Easy chairs, sofas, stools, and the Windsor chair are to be found among examples of the period.

The early Georgian period is notable to the student of furniture first because it was the beginning of the mahogany tradition (about 1730), and secondly because of the fine carving, with which the craftsmen of the time richly embellished both furniture and interior woodwork. The new wood was used not only for furniture but for the various interior needs also.

Carved treatments of furniture and the use of mahogany continued with Chippendale, who, besides being a master of the carver’s art was also a skilful designer and draughtsman. The furniture which he produced was intended to have a wide appeal; it varied from pieces of comparative simplicity to the elaborately carved designs which are most often regarded as being representative of his style. His ideas were freely copied and adapted by his contemporaries in the furniture trade, and, no doubt, his book The Director was to some extent intended to serve this end.

Among Chippendale features were the ribbon designs for chair backs; the cabriole, ball and claw foot, the use of frets and fretted overlays and various carved mouldings. Chinese Chippendale furniture is of distinctive design and readily recognised. In much of the more elaborate work French influence is apparent.

Robert Adam, creator of the interior and furniture style that bears his name, was an architect who, through the medium of travel, had acquired a rich classical background for the inspiration of his work. A strong leaning towards unity in design and treatment caused him to undertake the planning of interiors and furniture for his buildings, thus the Adam style demonstrates a pronounced departure from Georgian tradition. An innovation which is attributed to Adam is the use of composition ornament, applied as a substitute for carving in the solid wood. He also designed furniture and interiors in which a painted finish and decoration was used. Among his artistic collaborators were Angelica Kauffman, Pergolisi, and Antonio Zucchi.

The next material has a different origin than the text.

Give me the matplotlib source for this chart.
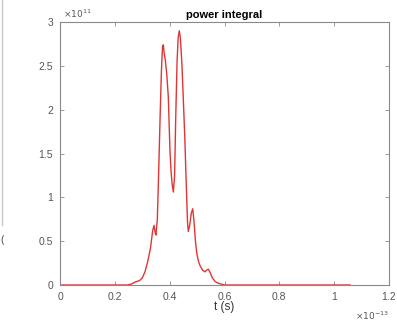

Typical ornamental details of the Adam style were festoons, swags, vases, drapery, and rams’ heads, etc., all of which were used with distinctive delicacy of treatment. Other features were cupids, caryatides, wreaths, and honeysuckle designs. Marquetry also was used.

Furniture of the Hepplewhite style is notable for its restrained ornamentation. By comparison with the typical Chippendale product Hepplewhite designs are inclined to severity, but lightness and elegance were obviously intended and ornament was subordinated to this end. Chair work of the period displays considerable merit, the clever use of novel designs in the backs—including the shield shape and the oval shape—being found in association with unusually satisfying lines in the individual chair as a whole. Practically every type of furniture was made in this style. Various bandings were inlaid into the Mahogany. Carving was used sparingly.

There were numerous small pieces intended for the use of the ladies of the day in parlour and boudoir. French influence is apparent, and is attributable to designs of Louis XV and XVI origin.

Last of the eighteenth century designers — a contemporary of Hepplewhite — was Sheraton. There is much of similarity between the work of these two men. It is in chair work that Sheraton is perhaps most distinctive, his designs being characterised by a lowering of the height of the backs and a novelty of detail. The bulk of Sheraton style furniture was made of mahogany and inlays of satinwood, amboyna, box, and stained woods were used for decoration.

For this latter, such designs as festoons, fans, scrolls, and flowers were used, but such was the variety of this embellishment that it is difficult to particularise. Typical pieces are to be found in such categories as bureau bookcases, writing tables, sideboards, and china and other cabinets.

Both Sheraton and Hepplewhite, as well as Robert Adam, abandoned the use of the cabriole leg in favour of various tapered, turned, square, and shaped legs, usually of light design.